7.6.2 Function: Job Outflow Network

### create a function to plot job outflow by sectors  
map_j2j <- function(idx, full_data, state_boundary, state_point, 
                    c_direction, c_sector, edge_color){
  data <- full_data %>% filter(direction == as.character(c_direction),
                               naics_sector == as.character(c_sector))
  title <- paste("Job-to-job", as.character(c_direction), 
                 as.character(c_sector), sep=" ")
  p <- ggplot(state_boundary) + 
    geom_sf() + 
    geom_segment(data = data,
                 aes(x = long_start, y = lat_start, 
                     xend = long_end, yend = lat_end, 
                     size = avg_n_job, alpha = 0.5), 
                 colour = edge_color) + 
    scale_size_continuous(range = c(0.01, 4)) + 
    geom_point(data =state_point , aes(x = long, y = lat), 
               shape = 18, fill = "white",
               color = 'black', stroke = 0.5) + 
    geom_text(data =state_point, 
              aes(x = long, y = lat, label = NAME), 
              size=2) + 
    ggtitle(title) + 
    theme_bw() + 
    ylab("Latitude") + 
    xlab("Longitude")
  
  pdf(sprintf("plot/p%s_%s.pdf", idx, title),  width = 10, height = 5)
  print(p)
  dev.off()
}

Mapping job outflow by industry

### random color set 
n <- length(lt_sector)
col_random <- randomColor(n)


### map 
for (i in 1:length(lt_sector)) {
  edge_color = col_random[[i]]
  sector_toviz <- lt_sector[[i]]
  
  map_j2j(i, j2j_co_xy, sf_us_state_j2j, df_node, "outflow_from_co", 
          sector_toviz, edge_color)
}

7.7 Lab Questions

[Q1] Please list 3-5 functions that you have learnt from this tutorial and explain when and how to use them.

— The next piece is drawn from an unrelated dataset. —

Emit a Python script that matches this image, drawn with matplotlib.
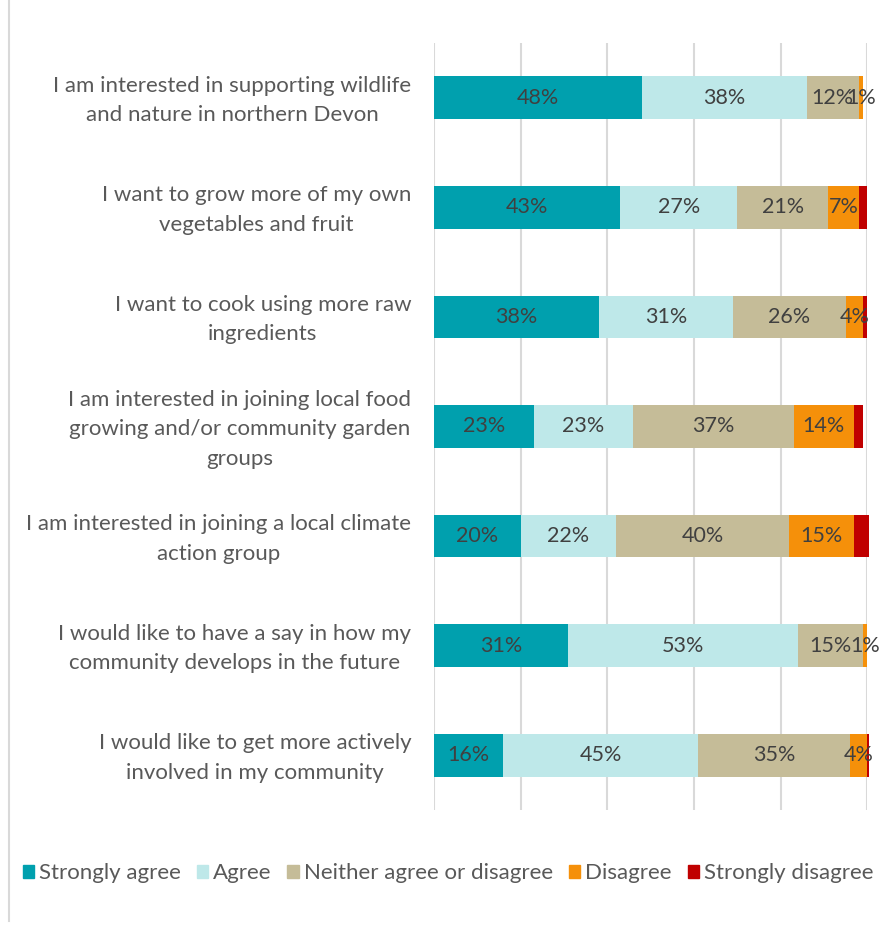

Hint: a function is an object followed by (). For example, left_join(), str() are functions.

[Q2] Please open the plot folder, you should be able to see 21 plots. Please pick 2 plots to discuss your findings. Hint: the data frame j2j_co contains the original data of the plots.

[Q3] Have a look at the map p1_Job-to-job outflow_from_co all_sectors.pdf, how would you like to improve it?

7.7 Close & Exit

Congratulations!! You have completed the entire tutorial and learnt the intro to network visualization!! Excellent work.

Please go “File”–> “Close Project” – a pop window asking “Do you want to save these changes” –> “Yes”.

Don’t forget to submit the lab7 report and your script to Canvas.